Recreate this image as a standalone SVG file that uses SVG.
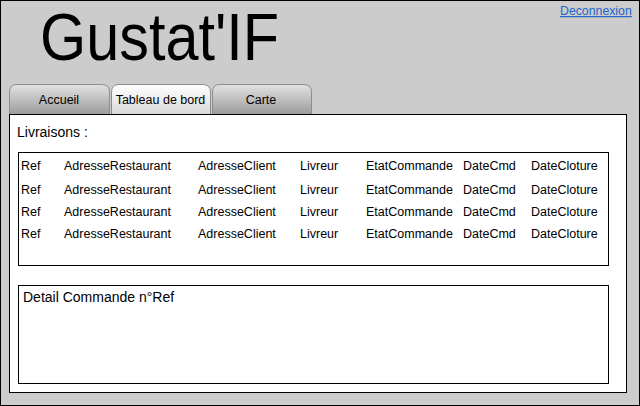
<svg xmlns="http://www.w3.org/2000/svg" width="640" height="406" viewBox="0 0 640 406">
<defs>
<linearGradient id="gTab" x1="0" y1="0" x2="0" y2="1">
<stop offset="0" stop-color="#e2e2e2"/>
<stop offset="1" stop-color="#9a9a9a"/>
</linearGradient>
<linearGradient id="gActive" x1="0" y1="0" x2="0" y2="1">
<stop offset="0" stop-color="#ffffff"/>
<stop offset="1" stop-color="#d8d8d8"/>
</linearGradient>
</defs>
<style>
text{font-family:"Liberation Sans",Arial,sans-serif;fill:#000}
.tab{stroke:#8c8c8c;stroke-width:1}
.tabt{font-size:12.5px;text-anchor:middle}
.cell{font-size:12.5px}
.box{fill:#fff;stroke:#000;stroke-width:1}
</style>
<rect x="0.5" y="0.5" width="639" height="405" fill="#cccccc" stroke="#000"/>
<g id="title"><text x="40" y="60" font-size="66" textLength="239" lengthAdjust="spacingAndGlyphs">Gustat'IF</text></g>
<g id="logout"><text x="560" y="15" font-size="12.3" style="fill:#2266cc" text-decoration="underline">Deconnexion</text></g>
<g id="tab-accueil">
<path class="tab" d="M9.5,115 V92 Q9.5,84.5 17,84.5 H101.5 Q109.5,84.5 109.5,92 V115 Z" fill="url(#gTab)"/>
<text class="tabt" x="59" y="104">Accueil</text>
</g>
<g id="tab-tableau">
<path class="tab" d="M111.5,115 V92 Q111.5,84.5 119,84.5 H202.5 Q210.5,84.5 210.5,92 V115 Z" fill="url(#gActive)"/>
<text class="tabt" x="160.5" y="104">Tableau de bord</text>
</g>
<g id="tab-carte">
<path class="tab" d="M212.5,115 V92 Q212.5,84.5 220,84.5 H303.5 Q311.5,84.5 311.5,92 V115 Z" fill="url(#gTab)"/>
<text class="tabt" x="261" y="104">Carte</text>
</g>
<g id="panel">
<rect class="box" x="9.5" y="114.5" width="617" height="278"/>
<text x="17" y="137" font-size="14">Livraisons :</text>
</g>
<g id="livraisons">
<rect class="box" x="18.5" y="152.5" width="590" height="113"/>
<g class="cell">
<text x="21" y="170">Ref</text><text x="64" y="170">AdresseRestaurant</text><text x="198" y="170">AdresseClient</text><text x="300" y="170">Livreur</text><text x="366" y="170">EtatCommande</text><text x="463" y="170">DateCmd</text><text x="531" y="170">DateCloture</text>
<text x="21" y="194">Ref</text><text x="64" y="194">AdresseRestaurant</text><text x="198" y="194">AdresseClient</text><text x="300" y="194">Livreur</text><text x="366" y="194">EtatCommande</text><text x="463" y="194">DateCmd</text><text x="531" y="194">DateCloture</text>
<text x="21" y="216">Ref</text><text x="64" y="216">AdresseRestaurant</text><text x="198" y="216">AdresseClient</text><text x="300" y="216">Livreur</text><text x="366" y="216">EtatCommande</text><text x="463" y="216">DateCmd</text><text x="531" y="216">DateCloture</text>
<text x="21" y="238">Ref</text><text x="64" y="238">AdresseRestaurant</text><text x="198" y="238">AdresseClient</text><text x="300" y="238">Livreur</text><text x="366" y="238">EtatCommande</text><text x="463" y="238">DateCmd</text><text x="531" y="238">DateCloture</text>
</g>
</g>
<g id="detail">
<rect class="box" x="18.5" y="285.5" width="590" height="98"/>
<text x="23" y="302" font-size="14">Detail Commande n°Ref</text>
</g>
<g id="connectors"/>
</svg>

GIVEN REQUEST: Skip the pictures, then retype every line above exactly.

FINAL RESULT:
Recreate this image as a standalone SVG file that uses SVG.
<svg xmlns="http://www.w3.org/2000/svg" width="640" height="406" viewBox="0 0 640 406">
<defs>
<linearGradient id="gTab" x1="0" y1="0" x2="0" y2="1">
<stop offset="0" stop-color="#e2e2e2"/>
<stop offset="1" stop-color="#9a9a9a"/>
</linearGradient>
<linearGradient id="gActive" x1="0" y1="0" x2="0" y2="1">
<stop offset="0" stop-color="#ffffff"/>
<stop offset="1" stop-color="#d8d8d8"/>
</linearGradient>
</defs>
<style>
text{font-family:"Liberation Sans",Arial,sans-serif;fill:#000}
.tab{stroke:#8c8c8c;stroke-width:1}
.tabt{font-size:12.5px;text-anchor:middle}
.cell{font-size:12.5px}
.box{fill:#fff;stroke:#000;stroke-width:1}
</style>
<rect x="0.5" y="0.5" width="639" height="405" fill="#cccccc" stroke="#000"/>
<g id="title"><text x="40" y="60" font-size="66" textLength="239" lengthAdjust="spacingAndGlyphs">Gustat'IF</text></g>
<g id="logout"><text x="560" y="15" font-size="12.3" style="fill:#2266cc" text-decoration="underline">Deconnexion</text></g>
<g id="tab-accueil">
<path class="tab" d="M9.5,115 V92 Q9.5,84.5 17,84.5 H101.5 Q109.5,84.5 109.5,92 V115 Z" fill="url(#gTab)"/>
<text class="tabt" x="59" y="104">Accueil</text>
</g>
<g id="tab-tableau">
<path class="tab" d="M111.5,115 V92 Q111.5,84.5 119,84.5 H202.5 Q210.5,84.5 210.5,92 V115 Z" fill="url(#gActive)"/>
<text class="tabt" x="160.5" y="104">Tableau de bord</text>
</g>
<g id="tab-carte">
<path class="tab" d="M212.5,115 V92 Q212.5,84.5 220,84.5 H303.5 Q311.5,84.5 311.5,92 V115 Z" fill="url(#gTab)"/>
<text class="tabt" x="261" y="104">Carte</text>
</g>
<g id="panel">
<rect class="box" x="9.5" y="114.5" width="617" height="278"/>
<text x="17" y="137" font-size="14">Livraisons :</text>
</g>
<g id="livraisons">
<rect class="box" x="18.5" y="152.5" width="590" height="113"/>
<g class="cell">
<text x="21" y="170">Ref</text><text x="64" y="170">AdresseRestaurant</text><text x="198" y="170">AdresseClient</text><text x="300" y="170">Livreur</text><text x="366" y="170">EtatCommande</text><text x="463" y="170">DateCmd</text><text x="531" y="170">DateCloture</text>
<text x="21" y="194">Ref</text><text x="64" y="194">AdresseRestaurant</text><text x="198" y="194">AdresseClient</text><text x="300" y="194">Livreur</text><text x="366" y="194">EtatCommande</text><text x="463" y="194">DateCmd</text><text x="531" y="194">DateCloture</text>
<text x="21" y="216">Ref</text><text x="64" y="216">AdresseRestaurant</text><text x="198" y="216">AdresseClient</text><text x="300" y="216">Livreur</text><text x="366" y="216">EtatCommande</text><text x="463" y="216">DateCmd</text><text x="531" y="216">DateCloture</text>
<text x="21" y="238">Ref</text><text x="64" y="238">AdresseRestaurant</text><text x="198" y="238">AdresseClient</text><text x="300" y="238">Livreur</text><text x="366" y="238">EtatCommande</text><text x="463" y="238">DateCmd</text><text x="531" y="238">DateCloture</text>
</g>
</g>
<g id="detail">
<rect class="box" x="18.5" y="285.5" width="590" height="98"/>
<text x="23" y="302" font-size="14">Detail Commande n°Ref</text>
</g>
<g id="connectors"/>
</svg>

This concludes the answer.